Most seniors are past the “accumulation stage” of life. They are more likely to be divesting themselves of much of the acquisitions they had collected over the past half century. Instead of adding more “stuff,” they usually respond more favorably to products and services that facilitate desired experiences. They are more likely to want:
- Opportunities to learn
- New things to see
- Products and services that encourage socialization with others
- Anything that will enhance their overall well-being.
Key #7: Seniors Think Young
Frank Luntz, in his book What Americans Really Want points out that people over seventy feel thirteen years younger than their chronological age – and think they look it, too. (He also noted that women are more realistic about this than men.) Furthermore, seniors who remain relatively unimpaired physically after 50, 60, or 70 are less likely to consider themselves “old” when compared to their peers, according to the book, Designing User Interfaces for an Aging Population.
Avoid stereotyping when addressing older adults.
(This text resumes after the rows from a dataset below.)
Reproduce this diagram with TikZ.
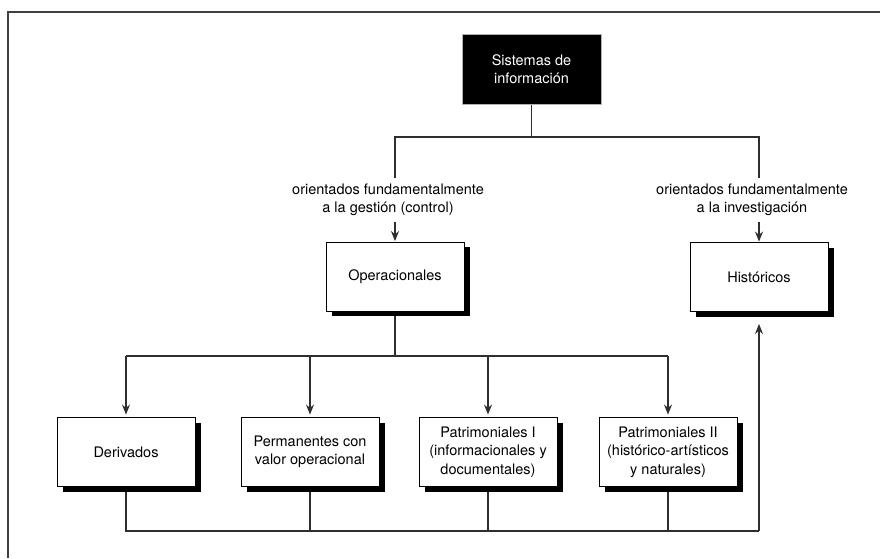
\documentclass[tikz,border=0pt]{standalone}
\usepackage{fontspec}
\setmainfont{TeX Gyre Heros}
\usetikzlibrary{arrows.meta,shadows,backgrounds}

\tikzset{
  txt/.style={font=\fontsize{14.5}{18.3}\selectfont, align=center},
  shadowbox/.style={txt, draw=black, line width=0.9pt, fill=white,
    minimum width=138pt, minimum height=69pt, inner sep=2pt,
    drop shadow={opacity=1, fill=black, shadow xshift=6pt, shadow yshift=-5pt}},
  darkbox/.style={txt, draw=black!30, fill=black, text=white,
    minimum width=139pt, minimum height=70pt},
  branchlabel/.style={txt, inner xsep=4pt, inner ysep=6pt},
  conn/.style={line width=1.1pt, draw=black!82},
  arr/.style={conn, -{Stealth[length=10pt,width=8pt]}},
}

\begin{document}
\begin{tikzpicture}[x=1pt, y=-1pt]
  \useasboundingbox (0,0) rectangle (880,558);

  % open frame: top and left rules only
  \draw[line width=1.2pt, black!75] (8,558) -- (8,12) -- (880,12);

  % root
  \node[darkbox] (sis) at (531.5,69) {Sistemas de\\información};

  % first level
  \node[branchlabel] (lab1) at (388,200) {orientados fundamentalmente\\a la gestión (control)};
  \node[branchlabel] (lab2) at (752,200) {orientados fundamentalmente\\a la investigación};
  \node[shadowbox] (op)   at (395,276.5) {Operacionales};
  \node[shadowbox] (hist) at (759,277)   {Históricos};

  % second level
  \node[shadowbox] (der)  at (126,452) {Derivados};
  \node[shadowbox] (perm) at (310,452) {Permanentes con\\valor operacional};
  \node[shadowbox] (pat1) at (488,452) {Patrimoniales I\\(informacionales y\\documentales)};
  \node[shadowbox] (pat2) at (668,452) {Patrimoniales II\\(histórico-artísticos\\y naturales)};

  \coordinate (split) at (531.5,137);
  \coordinate (mid)   at (395,356);
  \coordinate (bus)   at (759,531);

  \begin{scope}[on background layer]
    % root to the two orientations
    \draw[conn] (sis.south) -- (split);
    \draw[conn] (op.north |- lab1.north) -- (op.north |- split)
                -- (hist.north |- split) -- (hist.north |- lab2.north);
    \draw[arr, shorten >=0.5pt] (op.north |- lab1.south) -- (op.north);
    \draw[arr, shorten >=0.5pt] (hist.north |- lab2.south) -- (hist.north);

    % operational systems to their four kinds
    \draw[conn] (op.south) -- (mid);
    \draw[conn] (der.north |- mid) -- (pat2.north |- mid);
    \foreach \n in {der,perm,pat1,pat2}
      \draw[arr, shorten >=2.5pt] (\n.north |- mid) -- (\n.north);

    % all four feed the historical systems
    \draw[conn] (der.south) -- (der.south |- bus) -- (bus);
    \foreach \n in {perm,pat1,pat2}
      \draw[conn] (\n.south) -- (\n.south |- bus);
    \draw[arr, shorten >=12pt] (bus) -- (hist.south);
  \end{scope}
\end{tikzpicture}
\end{document}
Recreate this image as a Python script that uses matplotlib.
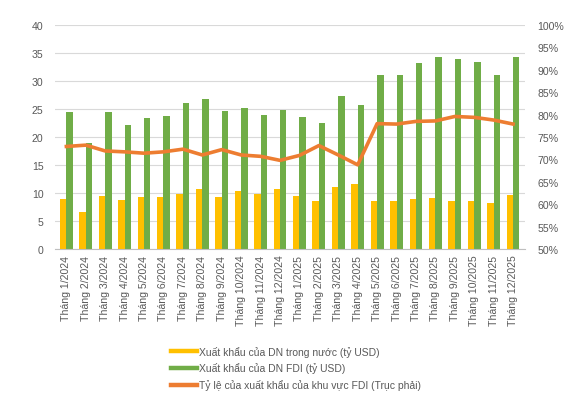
import numpy as np
import matplotlib
matplotlib.use("Agg")
import matplotlib.pyplot as plt
from matplotlib.ticker import FuncFormatter
from matplotlib.lines import Line2D

# data
months = ["Tháng 1/2024", "Tháng 2/2024", "Tháng 3/2024", "Tháng 4/2024", "Tháng 5/2024",
          "Tháng 6/2024", "Tháng 7/2024", "Tháng 8/2024", "Tháng 9/2024", "Tháng 10/2024",
          "Tháng 11/2024", "Tháng 12/2024", "Tháng 1/2025", "Tháng 2/2025", "Tháng 3/2025",
          "Tháng 4/2025", "Tháng 5/2025", "Tháng 6/2025", "Tháng 7/2025", "Tháng 8/2025",
          "Tháng 9/2025", "Tháng 10/2025", "Tháng 11/2025", "Tháng 12/2025"]
domestic = [8.9, 6.7, 9.5, 8.8, 9.3, 9.3, 9.9, 10.7, 9.3, 10.3, 9.9, 10.7,
            9.5, 8.5, 11.1, 11.7, 8.6, 8.6, 9.0, 9.2, 8.6, 8.6, 8.2, 9.7]
fdi = [24.4, 19.0, 24.4, 22.1, 23.4, 23.8, 26.1, 26.8, 24.6, 25.2, 23.9, 24.9,
       23.6, 22.6, 27.4, 25.7, 31.0, 31.0, 33.3, 34.3, 33.9, 33.4, 31.0, 34.3]
fdi_share = [72.9, 73.2, 71.9, 71.7, 71.4, 71.7, 72.3, 71.0, 72.2, 71.0, 70.7, 69.8,
             70.9, 73.1, 71.0, 68.8, 78.0, 77.9, 78.5, 78.6, 79.6, 79.4, 78.8, 77.9]
labels = ["Xuất khẩu của DN trong nước (tỷ USD)",
          "Xuất khẩu của DN FDI (tỷ USD)",
          "Tỷ lệ của xuất khẩu của khu vực FDI (Trục phải)"]

plt.rcParams["font.family"] = ["Liberation Sans", "DejaVu Sans"]
text_color = "#595959"
c_dom, c_fdi, c_share = "#FFC000", "#70AD47", "#ED7D31"

fig = plt.figure(figsize=(5.76, 4.14), dpi=100)
ax = fig.add_axes([0.095, 0.396, 0.816, 0.541])
x = np.arange(len(months))
w = 0.33

ax.bar(x - w / 2, domestic, width=w, color=c_dom, zorder=2)
ax.bar(x + w / 2, fdi, width=w, color=c_fdi, zorder=2)
ax.set_ylim(0, 40)
ax.set_yticks(range(0, 41, 5))
ax.set_xlim(-0.6, len(months) - 0.4)
ax.set_xticks(x)
ax.set_xticklabels(months, rotation=90, fontsize=7.6, color=text_color)
ax.grid(axis="y", color="#D9D9D9", linewidth=0.8, zorder=0)
for s in ["top", "right", "left"]:
    ax.spines[s].set_visible(False)
ax.spines["bottom"].set_color("#BFBFBF")
ax.tick_params(axis="both", length=0, colors=text_color, labelsize=7.6)
ax.tick_params(axis="y", pad=8)
ax.tick_params(axis="x", pad=4)

ax2 = ax.twinx()
ax2.plot(x, fdi_share, color=c_share, linewidth=2.6, zorder=3)
ax2.set_ylim(50, 100)
ax2.set_yticks(range(50, 101, 5))
ax2.yaxis.set_major_formatter(FuncFormatter(lambda v, p: f"{v:.0f}%"))
for s in ["top", "right", "left", "bottom"]:
    ax2.spines[s].set_visible(False)
ax2.tick_params(axis="y", length=0, colors=text_color, labelsize=7.6, pad=9)

handles = [Line2D([], [], color=c, linewidth=3.2) for c in (c_dom, c_fdi, c_share)]
fig.legend(handles, labels, loc="upper left", bbox_to_anchor=(0.288, 0.175),
           frameon=False, fontsize=7.5, labelcolor=text_color, handlelength=2.5,
           handletextpad=0.15, labelspacing=0.55, borderpad=0)

fig.savefig("out.png", dpi=100)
Don’t talk down to them – they’re not stupid, just older. And by all means, don’t assault their infirmities in your advertising – they really hate that! Ultimately, seniors want to thrive. Thriving may look different to each senior, but all will agree that it’s better than being “needy.” So don’t present them as needy in your advertising!
By applying these keys, you can deliver marketing messages that will resonate with the seniors you want to target. Show how your product or service can help them thrive and you will capture their hearts!